Dr. Steven A. Leibo is a professor of International History & Politics at the Sage Colleges
I don’t know about you but I spent a lot of time this summer reading a string of international thrillers. But as the summer wound down I yearned for more substance and picked up the wonderful new book Unscientific America by Chris Mooney & Sheril Kirshenbaum. A book written by some of the same folks that carried out last year’s effort to organize the Science Debate2008.
That of course was the unsuccessful attempt to have the public hear the presidential candidates dialogue on issues from stem cells and cloning to gene therapy and space exploration. But if that effort failed, its energy flowed into the production of this very important book. And happily Unscientific America is not just another discussion of about how little Americans know about science but a much more ambitious effort to trace the widening tension between a large part of the public and the scientific community.
In fact, it focuses on the antagonism that has emerged in some quarters against the entire scientific establishment—a dramatic rejection of the historic American optimism that long maintained that science would over time improve our lives. A belief now so often replaced by a suspicion that the scientific community has somehow become our enemy; not just assaulting our views on God and creation with its evolutionary based explanation of life but with its the newest challenge to America’s supposedly God given fossil fuel driven life style. With the emerging scientific consensus that that lifestyle itself is threatening human civilization. A personal assault on the American identify if there ever was one.
But if climate change denial and the anti-evolutionary creationist movement originates in the conservative movement it goes far beyond that as reflected among those who have become campaigners against vaccines – people who seem to assume that the scientific community is committed to hurting their children rather than protecting them.
It would of course be easy to assume all this could be rectified by better education. If people knew more about how devastating diseases from small pox and measles to polio were to earlier generations or even knew of the existence of the greenhouse gas belt around the planet that has long protected us from the freezing cold of space. The knowledge of which would make it easier to understand the impact of humanity’s recent thickening of that same belt by the burning of ever more fossil fuels.
But it’s not just a lack of scientific literacy our authors decry. After all they remind us that the European public is not too scientifically swift either, but has not seen the same battles over science. None of this is of course surprising. After all most of our leaders arrive in power without any scientific background, while our society is largely informed by media types who themselves rarely have any knowledge of science either. But the authors don’t just indict the scientifically illiterate.
No, they reserve some of their most vehement criticism for the scientific community itself. Which has been unwilling to nurture those scientists who have tried to communicate their conclusions and more importantly the methods of modern science to the general public; a community that most notoriously once undermined the late Carl Sagan for the sin of trying to excite the general public about the wonders of the universe.
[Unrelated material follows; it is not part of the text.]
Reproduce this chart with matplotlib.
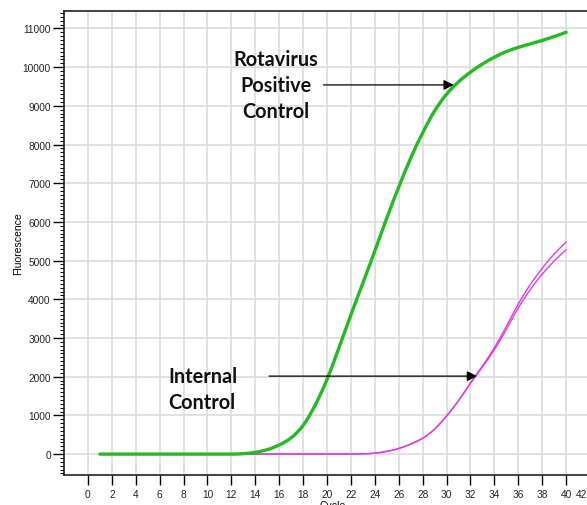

And more recently has produced scientists who have gone out of their way to antagonize the religiously minded. As if science had an official conclusion on such spiritual issues.
In short our authors blame a good part of the scientific community for the suspicions that have emerged about their work. And encourage a much more pro-active establishment effort to support and professionally advance the role of scientific popularizers – real scientists, but folks with the communication skills necessary to midwife the general public’s appreciation of how science operates. And to appreciate the scientist’s absolute necessity to find results and conclusions that other scientists can independently confirm.
Because if we don’t take on this larger American challenge to enhance the American public’s ability to successfully navigate our way through the looming scientific decisions of the 21st century. We will keep stumbling along from decision to decision re-fighting the battle anew with every new issue.